First of all, I'm using the following definition of invertible ideal as is given in Rotman's book "An Introduction to Homological Algebra", namely we say that an ideal $I$ in an integral domain $D$ with field of fractions $K$ is an invertible ideal if there are $a_1,\ldots a_n\in I$ and $q_1,\ldots, q_n\in K$ such that $q_iI\subseteq D$ for $1\le i\le n$ and $$1=\sum_{i=1}^n q_ia_i.$$
Using the above definition is easy to show that a non-zero principal ideal is invertible and thus a Bézout domain is Prüfer and since it's well-known that every Bézout domain is a GCD-domain, we have proved one implication.
For the other implication this is my approach: given an non-zero f.g. ideal $I$, as $D$ is Prüfer then $I$ is invertible, so there are $a_1,\ldots, a_n\in I$ and $q_1,\ldots, q_n\in K$ such that $q_iI\subseteq D$ and $$1=\sum_{i=1}^n q_ia_i \;\;...\; (*)$$
From the above equation is easy to show that $I=\langle a_1,\ldots, a_n\rangle$. Since $D$ is also a GCD-domain, then $d=\gcd(a_1,\ldots, a_n)$ exists. I claim that $I=\langle d\rangle$. Indeed, as $d\mid a_i$ it follows that $a_i\in \langle d\rangle$ and from this we deduce that $I\subseteq \langle d\rangle$.
On the other hand, let's set $q_i=p_i/s_i$ such that $\gcd(p_i,s_i)=1$ (this is possible because $D$ is a GCD-domain). As $q_iI\subseteq D$, then $(p_i/s_i)a_i\in D$ so this means that $s_i\mid p_ia_i$, but since $p_i$ and $s_i$ are coprime, it follows that $s_i\mid a_i$ for every $1\le i\le n$, thus by the definition of $\gcd$ we deduce that $s_i\mid d$ for every $1\le i\le n$.

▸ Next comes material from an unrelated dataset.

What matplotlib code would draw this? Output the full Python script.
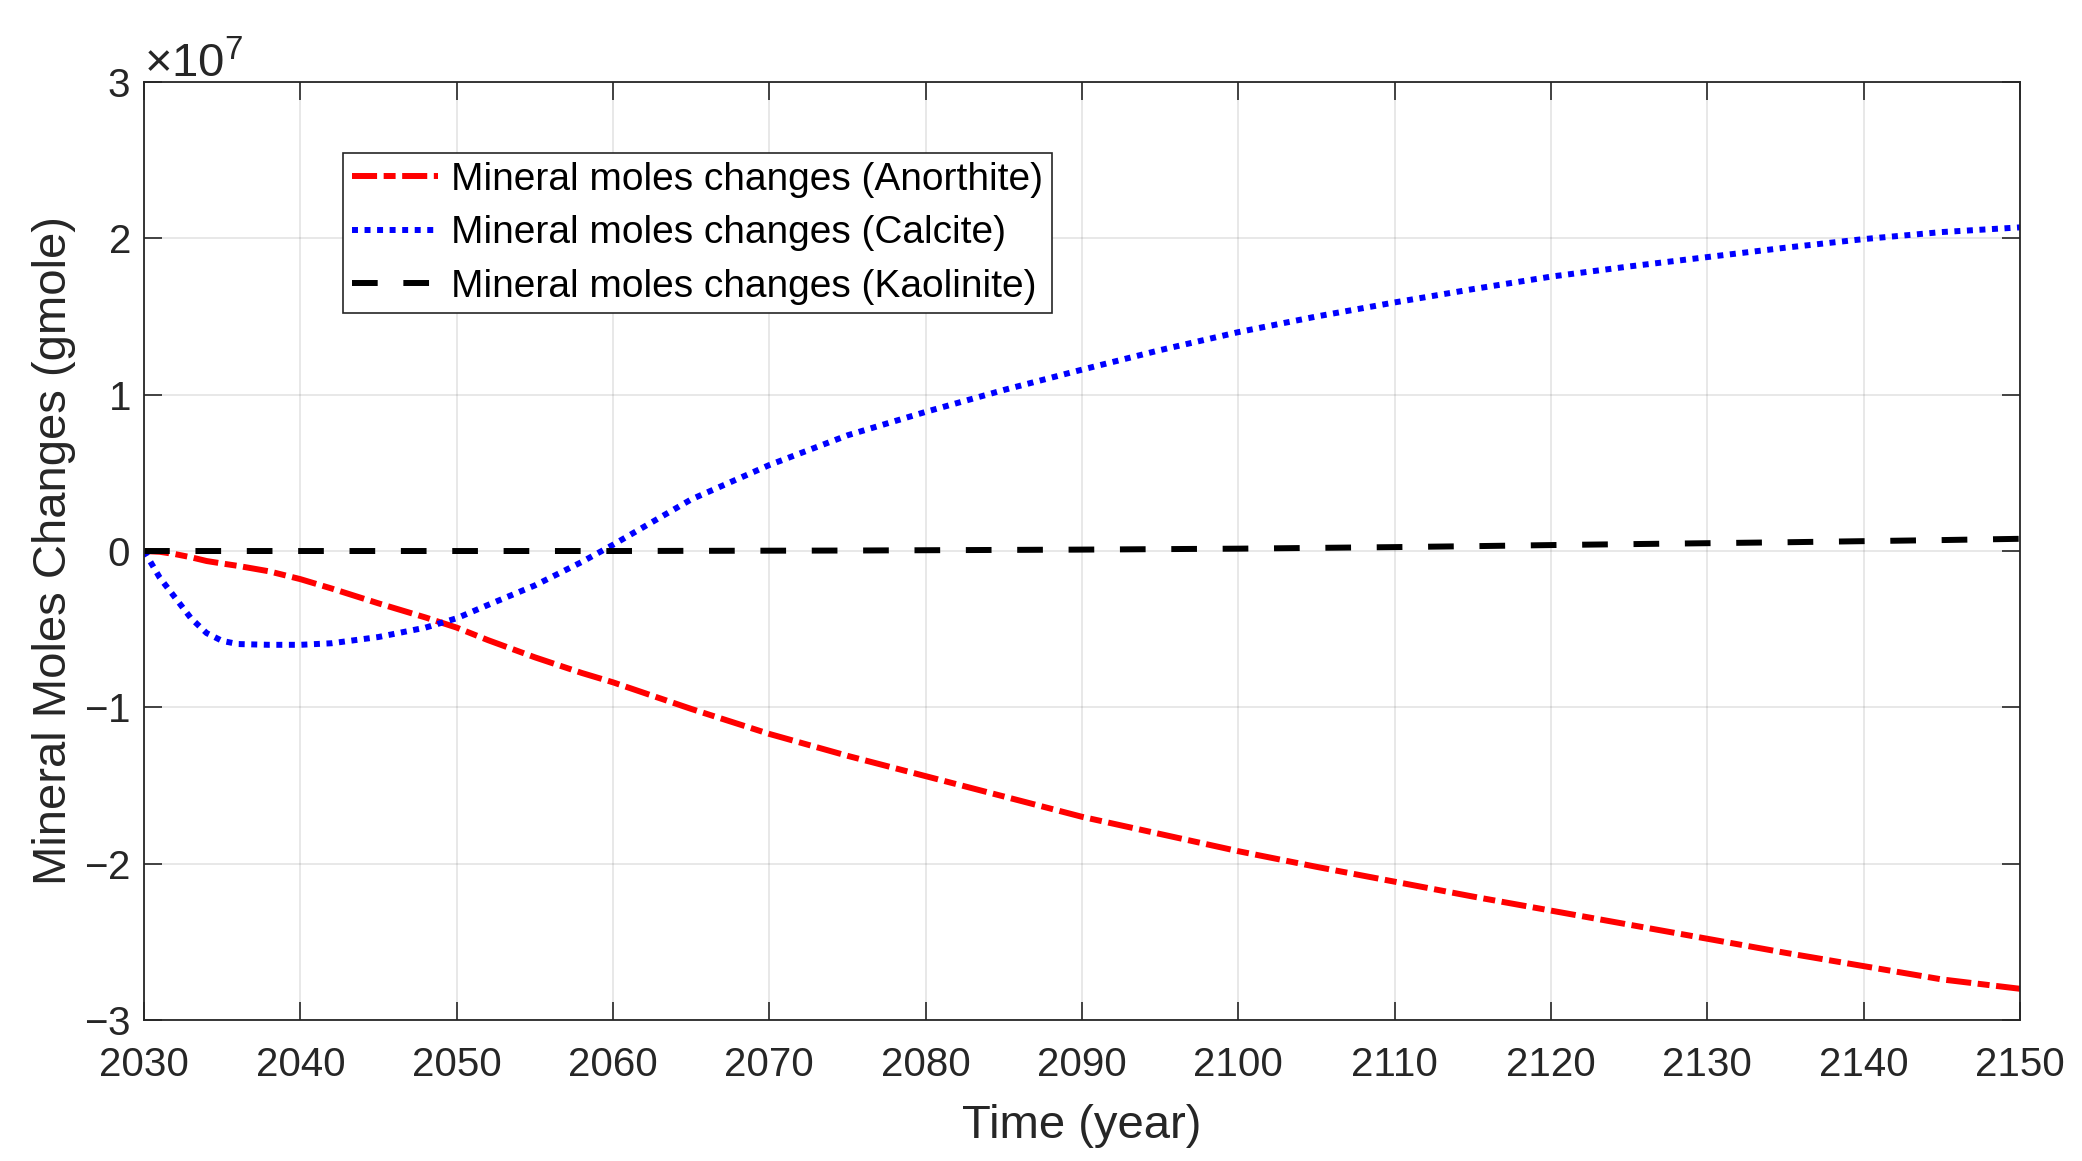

Finally, multiplying $(*)$ by $d$ gives us $$d=d\Bigr(\sum_{i=1}^n \frac{p_i}{s_i}a_i\Bigl)=\sum_{i=1}^n \Bigl(\frac{d}{s_i}\Bigr)p_ia_i.$$
Since $s_i\mid d$, then $d\in \langle a_1,\ldots, a_n\rangle=I$. Hence $\langle d\rangle\subseteq I$ and we're done.
My question is this: is the above proof right? I'm aware that the definition of invertible ideal that I'm using is not the most standard one, since usually this definition is tied with the one of fractional ideal, hence my concern about the rightness of my proof.
Thanks in advance for further answers and/or comments.